++++ Given information ++++
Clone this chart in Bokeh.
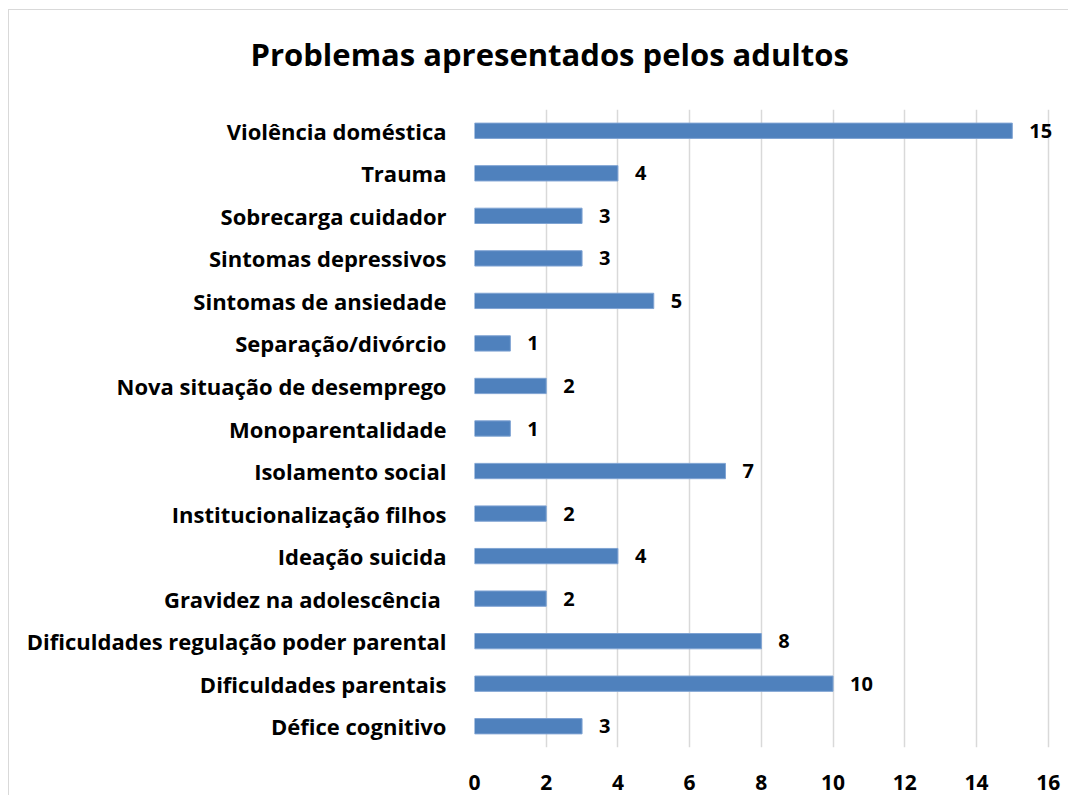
from bokeh.plotting import figure
from bokeh.models import FactorRange, Range1d, ColumnDataSource, FixedTicker, Title
from bokeh.embed import file_html
from bokeh.resources import INLINE
from bokeh.core.properties import value

categories = [
    "Violência doméstica",
    "Trauma",
    "Sobrecarga cuidador",
    "Sintomas depressivos",
    "Sintomas de ansiedade",
    "Separação/divórcio",
    "Nova situação de desemprego",
    "Monoparentalidade",
    "Isolamento social",
    "Institucionalização filhos",
    "Ideação suicida",
    "Gravidez  na adolescência",
    "Dificuldades regulação poder parental",
    "Dificuldades parentais",
    "Défice cognitivo",
]
values = [15, 4, 3, 3, 5, 1, 2, 1, 7, 2, 4, 2, 8, 10, 3]
x_ticks = [0, 2, 4, 6, 8, 10, 12, 14, 16]
title_text = "Problemas apresentados pelos adultos"

FONT = "Open Sans"
W, H = 1060, 786
ML, MT, MB, MR = 465, 99, 49, 7

src = ColumnDataSource(dict(cat=categories, val=values, lab=[str(v) for v in values]))

p = figure(
    width=W, height=H, title=title_text,
    y_range=FactorRange(factors=list(reversed(categories))),
    x_range=Range1d(0, 16.4),
    output_backend="svg", toolbar_location=None,
    min_border_left=ML, min_border_right=MR, min_border_top=MT, min_border_bottom=MB,
)
p.styles = {"border-left": "1px solid #d9d9d9", "border-top": "1px solid #d9d9d9",
            "margin-left": "8px", "margin-top": "9px"}
p.outline_line_color = None

p.title.text_font = FONT
p.title.text_font_style = "bold"
p.title.text_font_size = "31px"
p.title.text_color = "black"
p.title.align = "left"
p.title.offset = -224
p.title.vertical_align = "middle"

# empty spacer between title and plot frame
p.add_layout(Title(text=" ", text_font_size="16px", standoff=10), "above")

p.hbar(y="cat", right="val", left=0, height=0.36, source=src,
       fill_color="#4F81BD", line_color="#7FA3D3", line_width=1)

p.text(x="val", y="cat", text="lab", source=src, x_offset=17,
       text_align="left", text_baseline="middle",
       text_font=value(FONT), text_font_style="bold", text_font_size="20px",
       text_color="black")

p.xaxis.ticker = FixedTicker(ticks=x_ticks)
p.xaxis.axis_line_color = None
p.xaxis.major_tick_line_color = None
p.xaxis.minor_tick_line_color = None
p.xaxis.major_label_text_font = FONT
p.xaxis.major_label_text_font_style = "bold"
p.xaxis.major_label_text_font_size = "21px"
p.xaxis.major_label_text_color = "black"
p.xaxis.major_label_standoff = 21

p.yaxis.axis_line_color = None
p.yaxis.major_tick_line_color = None
p.yaxis.minor_tick_line_color = None
p.yaxis.major_label_text_font = FONT
p.yaxis.major_label_text_font_style = "bold"
p.yaxis.major_label_text_font_size = "22px"
p.yaxis.major_label_text_color = "black"
p.yaxis.major_label_standoff = 22

p.ygrid.grid_line_color = None
p.xgrid.grid_line_color = "#d9d9d9"
p.xgrid.grid_line_width = 1.5

open("out.html", "w").write(file_html(p, INLINE))
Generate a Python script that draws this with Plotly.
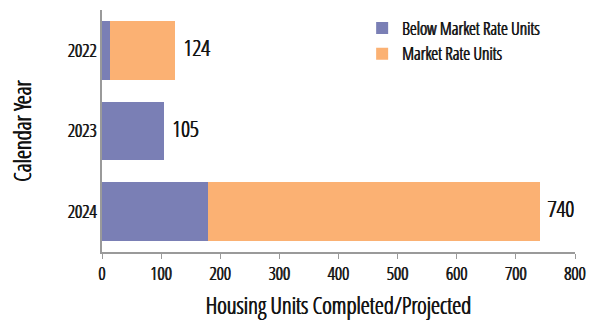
import plotly.graph_objects as go

years = ["2022", "2023", "2024"]
below_market = [14, 105, 180]
market_rate = [110, 0, 560]
totals = [124, 105, 740]
x_ticks = [0, 100, 200, 300, 400, 500, 600, 700, 800]

FONT = "Open Sans Condensed Light, Open Sans, sans-serif"
INK = "#111111"
# a thin horizontal text shadow gives the light condensed face a bit more weight
HEAVY = "0.45px 0 0 #111111, -0.45px 0 0 #111111"
PURPLE = "#7a7fb5"
ORANGE = "#fbb173"


def font(size):
    return dict(family=FONT, size=size, color=INK, shadow=HEAVY)


fig = go.Figure()
fig.add_trace(go.Bar(
    y=years, x=below_market, orientation="h", name="Below Market Rate Units",
    marker=dict(color=PURPLE, line=dict(width=0)),
))
fig.add_trace(go.Bar(
    y=years, x=market_rate, orientation="h", name="Market Rate Units",
    marker=dict(color=ORANGE, line=dict(width=0)),
))
# stacked totals written just past the end of each bar
fig.add_trace(go.Scatter(
    y=years, x=totals, mode="text", text=["  " + str(t) for t in totals],
    textposition="middle right", showlegend=False, cliponaxis=False,
    textfont=font(22), hoverinfo="skip",
))

fig.update_layout(
    width=589, height=321,
    margin=dict(l=102, r=14, t=10, b=69),
    barmode="stack", bargap=0.27,
    plot_bgcolor="white", paper_bgcolor="white",
    font=dict(family=FONT, color=INK),
    showlegend=True,
    legend=dict(
        x=0.55, y=1.0, xanchor="left", yanchor="top", traceorder="normal",
        font=font(17.5),
        bgcolor="rgba(0,0,0,0)", itemwidth=30, tracegroupgap=2,
    ),
    xaxis=dict(
        range=[0, 800], tickvals=x_ticks, showgrid=False, zeroline=False,
        showline=True, linecolor="#9a9a9a", linewidth=1.5,
        ticks="outside", ticklen=5, tickcolor="#9a9a9a",
        tickfont=font(18), automargin=False,
        title=dict(text="Housing Units Completed/Projected",
                   font=font(23), standoff=18),
    ),
    yaxis=dict(
        type="category", categoryorder="array",
        categoryarray=list(reversed(years)), range=[-0.5, 2.5],
        showgrid=False, zeroline=False,
        showline=True, linecolor="#9a9a9a", linewidth=1.5,
        ticks="", ticklen=0, automargin=False,
        tickfont=font(18),
        title=dict(text="Calendar Year", font=font(23), standoff=30),
    ),
)

fig.write_html("out.html")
++++
▶ _Set problem_:
Leave out any pictures and return exactly the lines from the beginning of the data through the line with "from bokeh.core.properties import value", inclusive.

▶ _Full output_:
Clone this chart in Bokeh.
from bokeh.plotting import figure
from bokeh.models import FactorRange, Range1d, ColumnDataSource, FixedTicker, Title
from bokeh.embed import file_html
from bokeh.resources import INLINE
from bokeh.core.properties import value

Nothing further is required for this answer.